**TO DO:**
Reproduce the data below in full and exclude every picture.

^^^^^^^^

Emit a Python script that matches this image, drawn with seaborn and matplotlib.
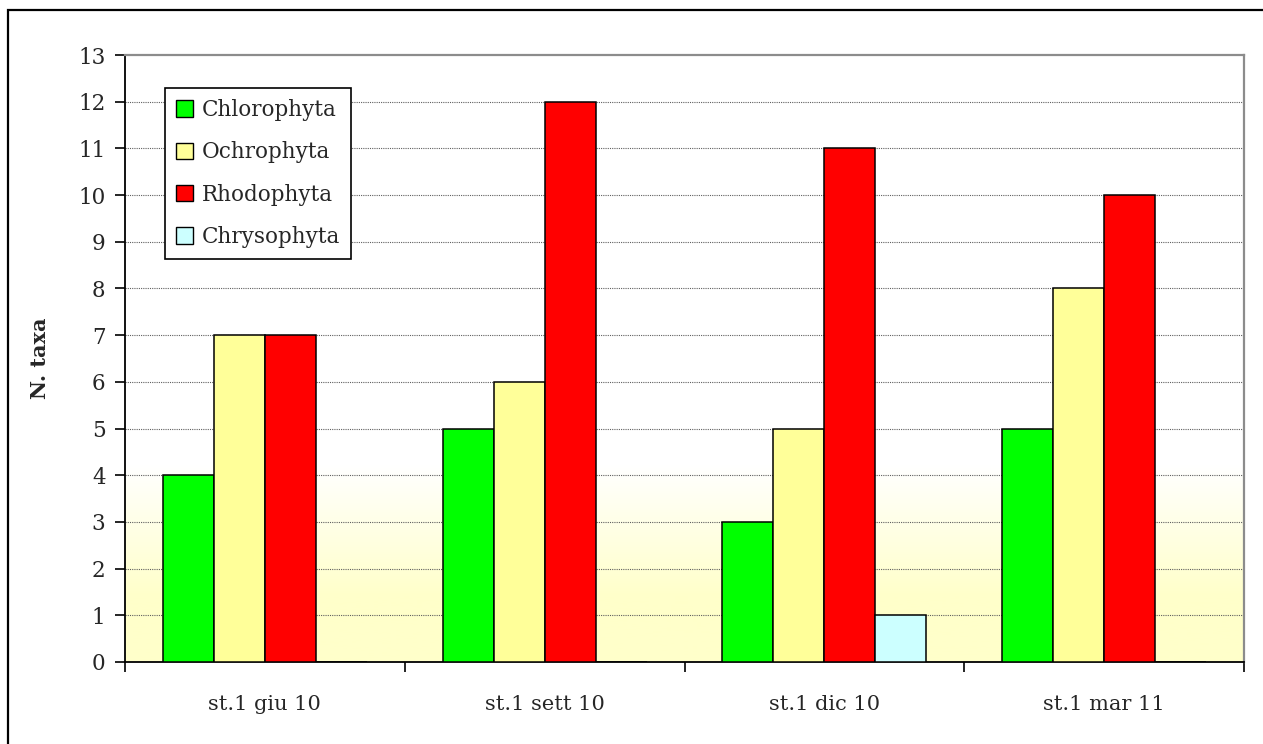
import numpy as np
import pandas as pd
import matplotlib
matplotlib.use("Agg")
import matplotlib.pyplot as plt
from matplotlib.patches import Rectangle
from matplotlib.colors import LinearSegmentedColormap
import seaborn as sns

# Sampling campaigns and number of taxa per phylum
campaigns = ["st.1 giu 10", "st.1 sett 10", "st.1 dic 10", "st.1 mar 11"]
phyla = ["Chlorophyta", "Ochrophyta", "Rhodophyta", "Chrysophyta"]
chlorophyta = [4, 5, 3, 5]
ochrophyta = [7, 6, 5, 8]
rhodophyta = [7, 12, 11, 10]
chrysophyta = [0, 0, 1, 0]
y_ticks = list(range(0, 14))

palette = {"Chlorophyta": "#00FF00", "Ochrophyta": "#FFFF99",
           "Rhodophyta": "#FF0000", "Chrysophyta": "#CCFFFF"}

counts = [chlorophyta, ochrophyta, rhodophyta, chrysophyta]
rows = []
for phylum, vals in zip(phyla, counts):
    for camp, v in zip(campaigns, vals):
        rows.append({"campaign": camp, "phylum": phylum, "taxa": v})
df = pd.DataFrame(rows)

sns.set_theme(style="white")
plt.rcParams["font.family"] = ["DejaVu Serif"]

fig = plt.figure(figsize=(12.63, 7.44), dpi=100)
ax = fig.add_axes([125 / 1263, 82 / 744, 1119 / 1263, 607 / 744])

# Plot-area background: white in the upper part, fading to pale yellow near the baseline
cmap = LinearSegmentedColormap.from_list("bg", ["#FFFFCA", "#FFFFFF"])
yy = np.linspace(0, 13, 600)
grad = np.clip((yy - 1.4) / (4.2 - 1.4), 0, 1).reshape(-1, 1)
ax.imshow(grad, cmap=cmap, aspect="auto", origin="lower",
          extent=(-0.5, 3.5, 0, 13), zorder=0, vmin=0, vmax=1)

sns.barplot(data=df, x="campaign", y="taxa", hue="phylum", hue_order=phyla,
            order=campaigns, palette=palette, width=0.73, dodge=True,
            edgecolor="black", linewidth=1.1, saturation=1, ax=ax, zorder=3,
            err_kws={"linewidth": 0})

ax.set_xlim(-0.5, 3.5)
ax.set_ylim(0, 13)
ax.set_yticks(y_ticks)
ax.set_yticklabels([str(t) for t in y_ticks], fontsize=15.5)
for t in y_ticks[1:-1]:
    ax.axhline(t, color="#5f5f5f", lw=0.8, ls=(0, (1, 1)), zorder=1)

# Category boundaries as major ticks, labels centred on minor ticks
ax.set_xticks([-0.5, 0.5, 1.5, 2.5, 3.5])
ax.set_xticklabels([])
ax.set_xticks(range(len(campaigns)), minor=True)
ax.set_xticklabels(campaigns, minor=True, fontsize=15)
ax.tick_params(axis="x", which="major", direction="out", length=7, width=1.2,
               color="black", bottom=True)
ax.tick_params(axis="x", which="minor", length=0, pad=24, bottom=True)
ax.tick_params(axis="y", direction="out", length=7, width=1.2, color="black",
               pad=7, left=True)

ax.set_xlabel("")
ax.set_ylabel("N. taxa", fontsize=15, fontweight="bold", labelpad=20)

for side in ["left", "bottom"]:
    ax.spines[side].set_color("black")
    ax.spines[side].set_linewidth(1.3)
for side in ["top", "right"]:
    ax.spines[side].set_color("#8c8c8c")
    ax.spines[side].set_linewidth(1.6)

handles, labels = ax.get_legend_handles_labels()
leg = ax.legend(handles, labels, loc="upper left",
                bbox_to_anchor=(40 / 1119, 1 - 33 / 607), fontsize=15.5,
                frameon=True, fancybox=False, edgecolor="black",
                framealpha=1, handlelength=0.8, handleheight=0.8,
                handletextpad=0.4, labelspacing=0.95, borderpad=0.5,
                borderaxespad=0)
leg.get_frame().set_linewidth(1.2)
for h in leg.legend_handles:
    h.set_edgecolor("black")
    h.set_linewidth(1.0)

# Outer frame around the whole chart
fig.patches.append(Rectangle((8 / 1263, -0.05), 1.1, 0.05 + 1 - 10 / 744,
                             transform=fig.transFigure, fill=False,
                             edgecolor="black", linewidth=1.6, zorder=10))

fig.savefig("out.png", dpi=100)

^^^^^^^^

**EXERCISE RESPONSE:**
Emit a Python script that matches this image, drawn with seaborn and matplotlib.
import numpy as np
import pandas as pd
import matplotlib
matplotlib.use("Agg")
import matplotlib.pyplot as plt
from matplotlib.patches import Rectangle
from matplotlib.colors import LinearSegmentedColormap
import seaborn as sns

# Sampling campaigns and number of taxa per phylum
campaigns = ["st.1 giu 10", "st.1 sett 10", "st.1 dic 10", "st.1 mar 11"]
phyla = ["Chlorophyta", "Ochrophyta", "Rhodophyta", "Chrysophyta"]
chlorophyta = [4, 5, 3, 5]
ochrophyta = [7, 6, 5, 8]
rhodophyta = [7, 12, 11, 10]
chrysophyta = [0, 0, 1, 0]
y_ticks = list(range(0, 14))

palette = {"Chlorophyta": "#00FF00", "Ochrophyta": "#FFFF99",
           "Rhodophyta": "#FF0000", "Chrysophyta": "#CCFFFF"}

counts = [chlorophyta, ochrophyta, rhodophyta, chrysophyta]
rows = []
for phylum, vals in zip(phyla, counts):
    for camp, v in zip(campaigns, vals):
        rows.append({"campaign": camp, "phylum": phylum, "taxa": v})
df = pd.DataFrame(rows)

sns.set_theme(style="white")
plt.rcParams["font.family"] = ["DejaVu Serif"]

fig = plt.figure(figsize=(12.63, 7.44), dpi=100)
ax = fig.add_axes([125 / 1263, 82 / 744, 1119 / 1263, 607 / 744])

# Plot-area background: white in the upper part, fading to pale yellow near the baseline
cmap = LinearSegmentedColormap.from_list("bg", ["#FFFFCA", "#FFFFFF"])
yy = np.linspace(0, 13, 600)
grad = np.clip((yy - 1.4) / (4.2 - 1.4), 0, 1).reshape(-1, 1)
ax.imshow(grad, cmap=cmap, aspect="auto", origin="lower",
          extent=(-0.5, 3.5, 0, 13), zorder=0, vmin=0, vmax=1)

sns.barplot(data=df, x="campaign", y="taxa", hue="phylum", hue_order=phyla,
            order=campaigns, palette=palette, width=0.73, dodge=True,
            edgecolor="black", linewidth=1.1, saturation=1, ax=ax, zorder=3,
            err_kws={"linewidth": 0})

ax.set_xlim(-0.5, 3.5)
ax.set_ylim(0, 13)
ax.set_yticks(y_ticks)
ax.set_yticklabels([str(t) for t in y_ticks], fontsize=15.5)
for t in y_ticks[1:-1]:
    ax.axhline(t, color="#5f5f5f", lw=0.8, ls=(0, (1, 1)), zorder=1)

# Category boundaries as major ticks, labels centred on minor ticks
ax.set_xticks([-0.5, 0.5, 1.5, 2.5, 3.5])
ax.set_xticklabels([])
ax.set_xticks(range(len(campaigns)), minor=True)
ax.set_xticklabels(campaigns, minor=True, fontsize=15)
ax.tick_params(axis="x", which="major", direction="out", length=7, width=1.2,
               color="black", bottom=True)
ax.tick_params(axis="x", which="minor", length=0, pad=24, bottom=True)
ax.tick_params(axis="y", direction="out", length=7, width=1.2, color="black",
               pad=7, left=True)

ax.set_xlabel("")
ax.set_ylabel("N. taxa", fontsize=15, fontweight="bold", labelpad=20)

for side in ["left", "bottom"]:
    ax.spines[side].set_color("black")
    ax.spines[side].set_linewidth(1.3)
for side in ["top", "right"]:
    ax.spines[side].set_color("#8c8c8c")
    ax.spines[side].set_linewidth(1.6)

handles, labels = ax.get_legend_handles_labels()
leg = ax.legend(handles, labels, loc="upper left",
                bbox_to_anchor=(40 / 1119, 1 - 33 / 607), fontsize=15.5,
                frameon=True, fancybox=False, edgecolor="black",
                framealpha=1, handlelength=0.8, handleheight=0.8,
                handletextpad=0.4, labelspacing=0.95, borderpad=0.5,
                borderaxespad=0)
leg.get_frame().set_linewidth(1.2)
for h in leg.legend_handles:
    h.set_edgecolor("black")
    h.set_linewidth(1.0)

# Outer frame around the whole chart
fig.patches.append(Rectangle((8 / 1263, -0.05), 1.1, 0.05 + 1 - 10 / 744,
                             transform=fig.transFigure, fill=False,
                             edgecolor="black", linewidth=1.6, zorder=10))

fig.savefig("out.png", dpi=100)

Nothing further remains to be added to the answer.